The 3,300 word communique was issued by the 30-man Supreme Revolutionary Council after a week of debate, during which time the country was torn by bitter disturbances between Catholics and Socialists over the operation of a Catholic radio station, and between Communists and Socialists over the operation of a socialist newspaper. However, for the past tow days there has been a lull in political tensions.
The Communique told the Constituent Assembly to get on with the job of drawing up a constitution and stay out of national politics and administration. This comes in the face of a decision by the Assembly to consider political questions as well as the drawing up of the constitution.
The Military Council also warned extremist groups set on disturbing public order...threatening them with military action. The Army has already arrested hundreds of members of the Maoist Movement for the Re-organisation of the Proletarian Party.
It complained about what it called erroneous, alarmist and defamatory reports in the local and foreign press and threatened to pass strict press laws to curtail them.

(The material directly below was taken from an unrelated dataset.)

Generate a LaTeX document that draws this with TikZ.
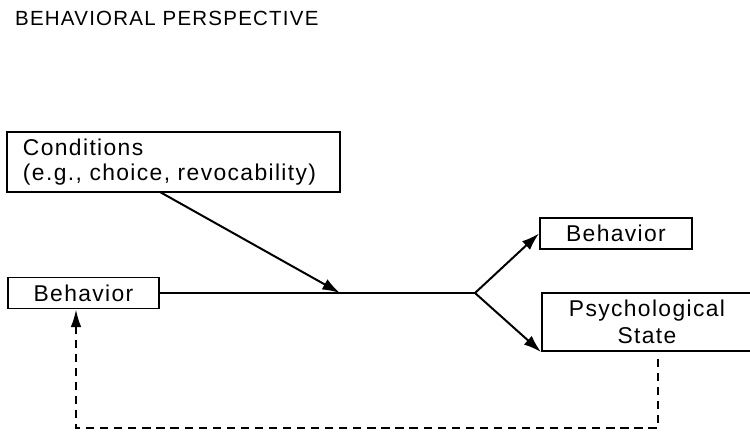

Despite pressure from some leftist groups for a non-party revolutionary government, the Council re-affirmed its commitment to a multi-party democracy and re-dedicated itself to building a socialist society in Portugal despite serious economic problems.
On the question of foreign affairs, the Council said portugal would remain in the North Atlantic Treaty Organisation.
SYNOPSIS: In the highly-charged political atmosphere of Lisbon, Portugal, the country's military leaders emerged from a week of discussions on Saturday with their long-awaited blueprint for the continuation of the Portuguese revolution.
Meantime, security forces continued to bar Socialist journalists from the offices of the newspaper, Republica, while permitting Communist printers to occupy the building. In a communique issued by the Supreme Revolutionary Council, the press was criticised, threatened with tough new laws and charged with alarmist and defamatory reports.
The Council also stepped in to head off an enlarged role by the elected Constituent Assembly -- telling members to stick to the job of drawing up a constitution and stay out of national politics and administration.
The Council did reject leftist pressure to eliminate political parties, though, and re-affirmed its commitment to a multi-party socialist state -- and to the North Atlantic Treaty Organisation.